Did someone on the podcast say that Control was available on one of the subscription services? If so, which one?
Thanks

Looking back now it seems ridiculous but I used to have one or two goes at something in a game, say the multiplayer for a certain title or a boss fight (I used to REALLY hate boss fights) and then think, 'clearly I'm absolutely awful at this,' and never attempt it again. Since then I've learnt the, now startlingly obvious, lesson that your first attempts at something aren't an indicator of how good you could become at that activity.

When I first started playing Dark souls I enjoyed the bits in-between the bosses enormously but saw the boss fights themselves as an intimidating/annoying roadblock between me and further progress. I beat a few of the bosses in the game solo but I looked up guides for all and used the co-op (Dark Soul's unorthodox, effective but rarely mentioned 'easy mode') to bypass the tougher ones. By the end of that game my opinion on bosses hadn't really changed, although I grew to love and appreciate Ornstein and Smough, after initially seeing them as the heavily armoured poster boys for Dark Soul's seemingly sadistic difficulty level. I also developed a strong affinity with Artorias of the abyss as a character and his fight is another that went from an initial hatred of that one armed broadsword wielding bastard and his cheap flips and spins to a sickening adoration. I never beat him on my own sadly but I did spend ages helping other people to beat him which was just as satisfying.

With Dark Souls 2 it was much the same. Only with Bloodborne did a true enjoyment of boss fights creep unbidden into my soul. I took on Gascoigne, a boss my brain was telling me I'd never beat and beat him. Similarly I dispatched the blood starved beast (I have a video called 'Ugly even by werewolf standards' as proof) and Shadow of Yharnam. Somewhere during those encounters I stopped panicking whenever my health dropped low and started to maintain a deliberate level of calmness. If I won I won if I didn't I'd try again.

I did summon help with Rom the space knight The Vacuous Spider because **** you Rom The Vacuous Spider.

My favourite fight in Bloodborne and the boss fight I'm proudest of beating is Lady Maria of the Astral Clocktower. She wiped my out within seconds on my first attempt. It took me quite a few further attempts to find out that, beyond the incredibly fast and challenging initial sword fight, was another boss phase that was a step up in difficulty (and beyond that a third that was tougher still.) My approach to bosses now is to set aside a chunk of time for attempts. I'll play for that length of time having runs at the boss and then plan to try again when I next have free time. It was at the start of one of these blocks on a Saturday morning that I finally beat her. As she fell I had a very similar feeling to the moment my instructor told me I'd passed my driving test. A kind of light headed, contented disbelief.

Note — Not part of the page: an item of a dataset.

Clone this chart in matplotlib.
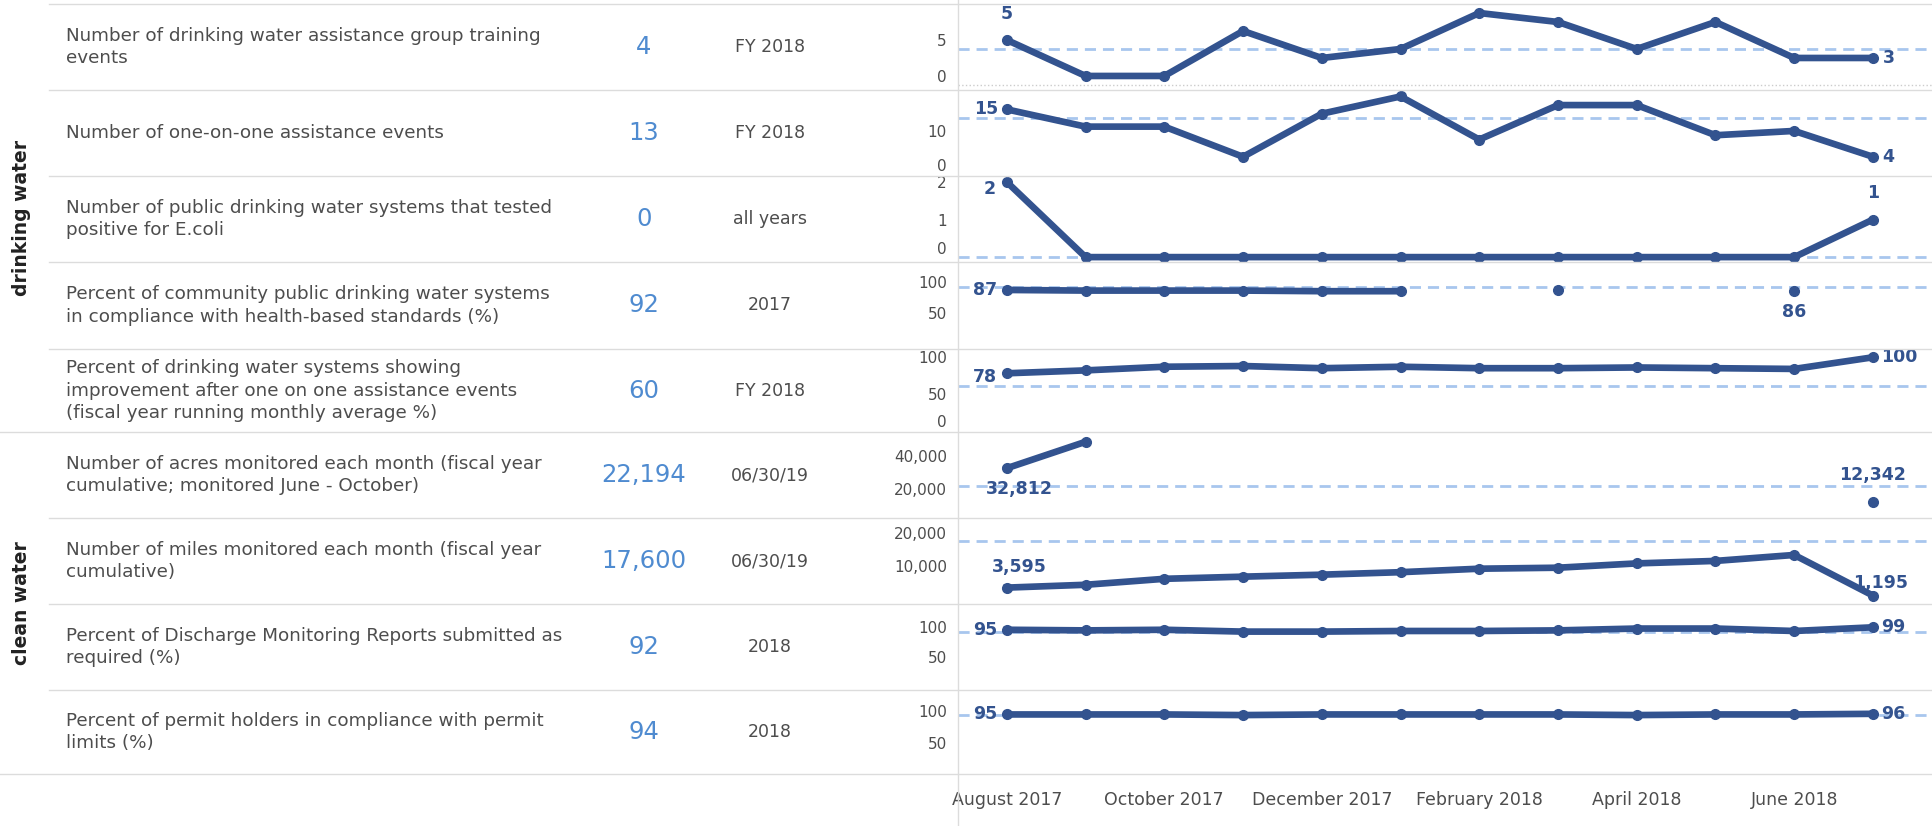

Demon's Souls taught me about sunk cost fallacy, and that just because I'd put 15 hours into it, doesn't mean I was going to enjoy it anymore after being stuck on a particular level for hours.

JRPGs taught me that FOMO is largely an illusion, and just because others might rave about such games, they never clicked with me (any of them).

Europa Universalis taught me that Venn digrams aren't always perfect circles -- just because I had a fondness for history podcasts and other strategy games, doesn't mean I will enjoy an illustrated spreadsheet set in a time period or country I have learned about.